La Santa Sede sul rapporto ONU sulla fame nel mondo
In questa settimana, è stato presentato il Rapporto 2019 sullo stato della sicurezza alimentare e della nutrizione nel mondo a New York da FAO, IFAD, UNICEF, World Food Program e Organizzazione Mondiale della Sanità. Il rapporto è parte del monitoraggio dei progressi verso il secondo obiettivo di sviluppo sostenibile, “Fame zero”.
Monsignor Fernando Chica Arellano, osservatore permanente della Santa Sede verso gli organismi ONU sull’alimentazione, ha sottolineato con Vatican News che “l’umanità non ha fatto sufficientemente il suo dovere per i fratelli più poveri”, e che “il rapporto ci sta dicendo che le persone dietro questi numeri non hanno né un presente sereno né un futuro luminoso”.

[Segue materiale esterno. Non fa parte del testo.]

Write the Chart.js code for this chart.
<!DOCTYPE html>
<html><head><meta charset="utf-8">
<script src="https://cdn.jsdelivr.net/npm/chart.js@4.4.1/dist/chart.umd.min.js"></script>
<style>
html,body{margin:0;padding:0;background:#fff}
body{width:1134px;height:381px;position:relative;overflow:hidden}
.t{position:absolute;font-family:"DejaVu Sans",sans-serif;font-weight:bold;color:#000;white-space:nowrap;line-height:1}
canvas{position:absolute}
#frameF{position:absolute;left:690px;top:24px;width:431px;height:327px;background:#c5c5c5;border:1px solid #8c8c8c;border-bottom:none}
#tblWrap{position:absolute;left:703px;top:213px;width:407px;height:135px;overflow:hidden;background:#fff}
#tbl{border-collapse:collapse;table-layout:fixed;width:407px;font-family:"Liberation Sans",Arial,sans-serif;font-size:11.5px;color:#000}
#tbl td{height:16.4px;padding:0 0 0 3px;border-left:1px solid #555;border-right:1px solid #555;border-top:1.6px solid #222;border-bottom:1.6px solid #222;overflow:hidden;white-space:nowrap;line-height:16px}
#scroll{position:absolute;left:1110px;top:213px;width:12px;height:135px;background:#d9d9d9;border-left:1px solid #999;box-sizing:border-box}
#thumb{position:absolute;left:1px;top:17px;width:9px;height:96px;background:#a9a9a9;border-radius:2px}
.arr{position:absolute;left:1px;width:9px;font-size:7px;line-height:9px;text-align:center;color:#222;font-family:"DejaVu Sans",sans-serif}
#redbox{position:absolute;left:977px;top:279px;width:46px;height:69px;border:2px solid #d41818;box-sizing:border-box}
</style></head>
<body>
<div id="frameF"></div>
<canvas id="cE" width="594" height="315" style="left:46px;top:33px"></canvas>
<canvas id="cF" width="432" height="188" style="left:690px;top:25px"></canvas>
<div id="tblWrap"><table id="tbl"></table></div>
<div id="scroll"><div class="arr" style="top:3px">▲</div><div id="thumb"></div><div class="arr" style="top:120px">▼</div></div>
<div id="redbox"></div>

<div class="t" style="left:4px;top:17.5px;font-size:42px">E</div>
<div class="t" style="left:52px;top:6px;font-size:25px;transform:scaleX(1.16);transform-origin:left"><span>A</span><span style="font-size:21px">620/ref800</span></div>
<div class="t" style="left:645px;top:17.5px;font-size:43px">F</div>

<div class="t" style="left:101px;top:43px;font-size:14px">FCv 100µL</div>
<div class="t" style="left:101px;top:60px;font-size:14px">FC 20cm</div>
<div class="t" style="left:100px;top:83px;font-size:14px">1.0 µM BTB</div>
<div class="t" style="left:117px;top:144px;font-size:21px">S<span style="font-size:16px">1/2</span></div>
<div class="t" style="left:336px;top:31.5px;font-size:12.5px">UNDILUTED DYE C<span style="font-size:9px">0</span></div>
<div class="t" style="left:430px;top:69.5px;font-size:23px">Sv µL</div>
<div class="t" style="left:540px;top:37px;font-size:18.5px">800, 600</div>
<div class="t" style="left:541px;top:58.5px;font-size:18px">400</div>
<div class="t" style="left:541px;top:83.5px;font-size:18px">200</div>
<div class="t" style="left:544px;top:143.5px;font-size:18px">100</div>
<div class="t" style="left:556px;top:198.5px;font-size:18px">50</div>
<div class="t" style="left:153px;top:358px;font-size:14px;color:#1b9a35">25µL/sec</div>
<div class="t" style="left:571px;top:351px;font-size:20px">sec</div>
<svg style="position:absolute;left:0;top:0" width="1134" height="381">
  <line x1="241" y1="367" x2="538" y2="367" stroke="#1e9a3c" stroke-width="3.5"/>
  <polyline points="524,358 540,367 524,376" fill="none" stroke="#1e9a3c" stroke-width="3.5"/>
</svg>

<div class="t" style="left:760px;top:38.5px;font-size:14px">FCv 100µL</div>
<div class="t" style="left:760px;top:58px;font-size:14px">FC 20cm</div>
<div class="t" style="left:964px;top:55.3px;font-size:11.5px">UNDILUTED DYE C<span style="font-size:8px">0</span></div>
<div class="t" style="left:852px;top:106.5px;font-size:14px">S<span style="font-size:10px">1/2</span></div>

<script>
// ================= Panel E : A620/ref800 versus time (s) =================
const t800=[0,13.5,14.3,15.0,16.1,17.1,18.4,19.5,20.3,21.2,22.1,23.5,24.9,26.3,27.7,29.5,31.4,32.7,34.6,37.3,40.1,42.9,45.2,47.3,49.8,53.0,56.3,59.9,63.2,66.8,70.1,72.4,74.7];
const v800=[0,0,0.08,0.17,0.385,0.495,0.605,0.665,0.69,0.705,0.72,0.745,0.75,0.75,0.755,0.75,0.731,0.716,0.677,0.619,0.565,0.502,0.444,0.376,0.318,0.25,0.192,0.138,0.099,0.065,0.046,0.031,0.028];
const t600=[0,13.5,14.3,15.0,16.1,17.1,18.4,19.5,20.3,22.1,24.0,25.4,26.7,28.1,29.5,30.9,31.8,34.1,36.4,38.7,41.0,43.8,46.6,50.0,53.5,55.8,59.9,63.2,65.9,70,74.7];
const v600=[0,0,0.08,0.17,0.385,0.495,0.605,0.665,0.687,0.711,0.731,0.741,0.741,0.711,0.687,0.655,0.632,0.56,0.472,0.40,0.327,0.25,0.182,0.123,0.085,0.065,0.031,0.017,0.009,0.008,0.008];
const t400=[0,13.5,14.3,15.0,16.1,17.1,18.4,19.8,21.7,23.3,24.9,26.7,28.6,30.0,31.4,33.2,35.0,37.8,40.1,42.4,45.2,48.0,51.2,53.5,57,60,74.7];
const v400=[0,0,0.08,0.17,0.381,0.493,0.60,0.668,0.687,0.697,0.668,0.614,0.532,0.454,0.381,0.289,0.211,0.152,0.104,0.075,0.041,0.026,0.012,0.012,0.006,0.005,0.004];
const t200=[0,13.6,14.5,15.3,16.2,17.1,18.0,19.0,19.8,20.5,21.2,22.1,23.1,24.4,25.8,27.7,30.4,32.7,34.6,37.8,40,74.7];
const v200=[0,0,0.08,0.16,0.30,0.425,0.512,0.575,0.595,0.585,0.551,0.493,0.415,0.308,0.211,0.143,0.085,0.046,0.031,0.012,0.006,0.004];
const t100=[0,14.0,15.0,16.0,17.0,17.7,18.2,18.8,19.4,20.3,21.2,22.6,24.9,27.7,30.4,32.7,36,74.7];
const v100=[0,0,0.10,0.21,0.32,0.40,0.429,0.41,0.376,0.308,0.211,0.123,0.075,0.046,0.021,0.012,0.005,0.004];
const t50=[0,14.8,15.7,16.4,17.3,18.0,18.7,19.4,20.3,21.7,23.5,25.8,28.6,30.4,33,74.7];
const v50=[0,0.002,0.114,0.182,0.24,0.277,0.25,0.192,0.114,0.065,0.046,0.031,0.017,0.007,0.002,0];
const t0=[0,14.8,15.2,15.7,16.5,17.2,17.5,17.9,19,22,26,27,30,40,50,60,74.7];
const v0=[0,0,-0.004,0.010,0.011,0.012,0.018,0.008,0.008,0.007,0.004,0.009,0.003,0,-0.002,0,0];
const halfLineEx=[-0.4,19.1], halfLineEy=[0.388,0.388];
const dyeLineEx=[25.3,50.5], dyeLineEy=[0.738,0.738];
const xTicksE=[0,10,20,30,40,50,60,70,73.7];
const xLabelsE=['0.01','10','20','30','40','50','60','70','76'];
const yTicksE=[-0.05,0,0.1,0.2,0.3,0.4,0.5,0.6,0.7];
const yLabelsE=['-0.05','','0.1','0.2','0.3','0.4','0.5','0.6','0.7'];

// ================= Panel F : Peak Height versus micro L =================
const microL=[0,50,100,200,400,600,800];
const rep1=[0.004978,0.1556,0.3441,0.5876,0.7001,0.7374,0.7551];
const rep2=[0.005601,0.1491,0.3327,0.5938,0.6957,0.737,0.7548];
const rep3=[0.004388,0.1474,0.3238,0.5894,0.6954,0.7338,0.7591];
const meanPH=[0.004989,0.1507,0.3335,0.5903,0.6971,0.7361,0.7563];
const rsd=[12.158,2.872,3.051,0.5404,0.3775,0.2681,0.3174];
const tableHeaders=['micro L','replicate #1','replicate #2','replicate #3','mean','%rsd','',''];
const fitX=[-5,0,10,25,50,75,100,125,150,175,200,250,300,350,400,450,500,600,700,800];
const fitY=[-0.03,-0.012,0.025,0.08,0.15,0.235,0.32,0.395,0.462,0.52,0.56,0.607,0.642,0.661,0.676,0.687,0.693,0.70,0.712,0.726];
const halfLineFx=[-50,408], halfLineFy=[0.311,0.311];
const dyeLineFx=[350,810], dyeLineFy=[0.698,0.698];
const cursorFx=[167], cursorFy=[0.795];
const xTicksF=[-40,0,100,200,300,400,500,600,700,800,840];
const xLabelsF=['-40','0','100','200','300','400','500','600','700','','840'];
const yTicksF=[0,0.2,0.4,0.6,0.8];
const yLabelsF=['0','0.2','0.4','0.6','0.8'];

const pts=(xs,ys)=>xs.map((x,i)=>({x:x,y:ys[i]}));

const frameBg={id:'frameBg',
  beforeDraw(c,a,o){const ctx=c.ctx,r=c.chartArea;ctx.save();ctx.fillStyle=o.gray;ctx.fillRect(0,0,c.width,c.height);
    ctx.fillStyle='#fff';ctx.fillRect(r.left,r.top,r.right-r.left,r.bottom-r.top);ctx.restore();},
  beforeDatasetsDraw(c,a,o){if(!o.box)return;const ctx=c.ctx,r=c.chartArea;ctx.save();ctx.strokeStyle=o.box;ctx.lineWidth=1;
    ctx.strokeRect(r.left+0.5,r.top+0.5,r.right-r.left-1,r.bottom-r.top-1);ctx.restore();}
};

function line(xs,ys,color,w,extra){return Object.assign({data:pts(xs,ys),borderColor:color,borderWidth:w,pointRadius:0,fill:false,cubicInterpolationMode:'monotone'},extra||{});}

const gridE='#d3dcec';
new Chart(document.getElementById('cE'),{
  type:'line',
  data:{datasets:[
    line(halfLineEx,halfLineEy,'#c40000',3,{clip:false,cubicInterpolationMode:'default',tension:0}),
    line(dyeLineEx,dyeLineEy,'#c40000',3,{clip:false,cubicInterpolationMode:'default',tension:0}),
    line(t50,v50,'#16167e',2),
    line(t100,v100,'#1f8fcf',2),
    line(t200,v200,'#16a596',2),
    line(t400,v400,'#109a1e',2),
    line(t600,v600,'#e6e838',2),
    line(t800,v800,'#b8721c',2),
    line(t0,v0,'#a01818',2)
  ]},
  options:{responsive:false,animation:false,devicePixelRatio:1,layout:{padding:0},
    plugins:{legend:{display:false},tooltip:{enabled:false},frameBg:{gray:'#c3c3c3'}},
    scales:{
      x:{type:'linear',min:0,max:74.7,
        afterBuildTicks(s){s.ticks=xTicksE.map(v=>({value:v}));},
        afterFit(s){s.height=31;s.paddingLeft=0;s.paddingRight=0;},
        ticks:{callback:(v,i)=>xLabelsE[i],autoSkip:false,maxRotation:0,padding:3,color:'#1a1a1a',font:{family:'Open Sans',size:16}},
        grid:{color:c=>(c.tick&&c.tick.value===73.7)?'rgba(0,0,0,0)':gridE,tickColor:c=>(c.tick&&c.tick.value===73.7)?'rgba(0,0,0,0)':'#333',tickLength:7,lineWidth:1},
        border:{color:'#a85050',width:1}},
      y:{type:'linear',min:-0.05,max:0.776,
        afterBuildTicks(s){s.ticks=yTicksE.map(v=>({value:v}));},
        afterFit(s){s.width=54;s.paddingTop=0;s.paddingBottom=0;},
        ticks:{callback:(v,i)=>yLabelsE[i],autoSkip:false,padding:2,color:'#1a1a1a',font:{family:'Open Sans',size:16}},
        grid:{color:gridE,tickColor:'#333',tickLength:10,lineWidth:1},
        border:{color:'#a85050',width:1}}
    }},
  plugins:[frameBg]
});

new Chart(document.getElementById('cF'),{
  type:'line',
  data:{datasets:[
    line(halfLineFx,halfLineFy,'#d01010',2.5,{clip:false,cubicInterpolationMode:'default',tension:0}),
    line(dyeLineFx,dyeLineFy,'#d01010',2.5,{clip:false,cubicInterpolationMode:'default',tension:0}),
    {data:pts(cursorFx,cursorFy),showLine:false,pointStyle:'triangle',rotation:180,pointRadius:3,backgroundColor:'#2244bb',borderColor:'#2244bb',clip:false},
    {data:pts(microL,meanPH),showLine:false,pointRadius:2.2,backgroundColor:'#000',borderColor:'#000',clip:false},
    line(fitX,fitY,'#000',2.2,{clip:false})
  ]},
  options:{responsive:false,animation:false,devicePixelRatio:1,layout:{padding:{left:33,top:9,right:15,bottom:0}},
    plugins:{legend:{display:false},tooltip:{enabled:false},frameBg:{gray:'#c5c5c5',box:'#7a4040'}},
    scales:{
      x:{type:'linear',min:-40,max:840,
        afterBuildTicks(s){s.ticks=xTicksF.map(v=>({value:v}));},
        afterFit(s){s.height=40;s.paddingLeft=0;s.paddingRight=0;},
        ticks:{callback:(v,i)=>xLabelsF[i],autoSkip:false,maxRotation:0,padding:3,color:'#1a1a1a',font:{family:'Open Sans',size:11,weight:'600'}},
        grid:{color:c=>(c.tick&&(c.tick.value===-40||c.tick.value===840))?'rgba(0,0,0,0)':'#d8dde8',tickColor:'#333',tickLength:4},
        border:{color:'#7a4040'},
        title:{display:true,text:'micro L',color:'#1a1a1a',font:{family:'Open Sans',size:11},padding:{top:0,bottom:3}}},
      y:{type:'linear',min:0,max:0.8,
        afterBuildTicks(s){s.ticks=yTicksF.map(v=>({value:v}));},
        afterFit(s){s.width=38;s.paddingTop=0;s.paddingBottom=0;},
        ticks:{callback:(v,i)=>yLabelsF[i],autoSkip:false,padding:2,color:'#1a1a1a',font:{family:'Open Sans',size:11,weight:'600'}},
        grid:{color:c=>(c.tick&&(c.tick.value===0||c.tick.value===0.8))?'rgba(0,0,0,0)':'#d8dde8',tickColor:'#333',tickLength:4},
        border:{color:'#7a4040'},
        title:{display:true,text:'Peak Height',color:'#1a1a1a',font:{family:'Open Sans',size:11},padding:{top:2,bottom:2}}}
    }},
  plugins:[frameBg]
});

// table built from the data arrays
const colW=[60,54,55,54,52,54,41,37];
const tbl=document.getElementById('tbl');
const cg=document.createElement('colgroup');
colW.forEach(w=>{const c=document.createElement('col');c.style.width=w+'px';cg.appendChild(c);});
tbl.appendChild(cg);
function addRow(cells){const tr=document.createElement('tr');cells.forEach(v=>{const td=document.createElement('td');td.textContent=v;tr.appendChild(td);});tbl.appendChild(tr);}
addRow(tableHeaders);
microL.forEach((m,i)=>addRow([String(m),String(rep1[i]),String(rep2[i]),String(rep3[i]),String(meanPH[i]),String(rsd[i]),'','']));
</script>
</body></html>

Secondo il rapporto, ci sono circa 820 milioni di persone che non hanno avuto cibo a sufficienza, 9 milioni in più dello scorso anno, mentre un bambino su sette è sottopeso alla nascita e ci sono 148,9 milioni bambini al di sotto dei cinque anni malnutriti.
“La comunità internazionale – ha detto monsignor Chica Arellano – dovrebbe veramente fare di più. Manca la volontà, soprattutto nel togliere le cause dovute all’uomo, come i conflitti, la crisi economica e i cambiamenti climatici”.
La Santa Sede sull’inumazione di Franco
Le dichiarazioni del nunzio emerito in Spagna Renzo Fratini sull’esumazione dei resti di Francisco Franco “sono state espresse a titolo personale”. Lo sottolinea una nota del 17 luglio della Sala Stampa della Santa Sede.
La questione dell’esumazione era stata affrontata dal nunzio in una intervista con Europa Press in occasione del suo congedo. “Onestamente – aveva detto - ci sono così tanti problemi nel mondo e in Spagna, perché farlo risorgere? Lo hanno fatto risorgere. Sarebbe stato meglio lasciarlo in pace”
La Sala Stampa ricorda anche il nunzio “ha già smentito, a mezzo stampa, ogni intenzione di esprimere un giudizio su questioni politiche interne”.
Franco è attualmente sepolto nella Valle de los caidos, monumento nazionale dedicato ai caduti della guerra civile spagnola (1936-1939), ma lo scorso 4 giugno la Corte suprema spagnola ha deciso di sospendere la riesumazione dei resti di Francisco Franco, in attesa di valutare il ricorso della sua famiglia, che aveva espresso la volontà di portare le spoglie in uno spazio di loro proprietà nella cripta della cattedrale dell’Almudena di Madrid. Secondo l'esecutivo spagnolo, il cimitero di El Pardo, alla periferia di Madrid, dove è sepolta la moglie, garantiva condizioni di dignità e rispetto. Lo scorso agosto il governo socialista spagnolo aveva infatti approvato un decreto che apriva la strada alla riesumazione dei resti di Francisco Franco.
La Santa Sede ha già espresso la sua posizione in una lettera del Cardinale Pietro Paolin, segretario di Stato, alla vicepresidente del governo spagnolo, Carmen Calvo. La Sala Stampa della Santa Sede aveva fatto sapere che "il cardinale Pietro Parolin non si oppone alla riesumazione di Francisco Franco, se così deciso dalle autorità competenti; ma in nessun momento si è pronunciato sul luogo di sepoltura”.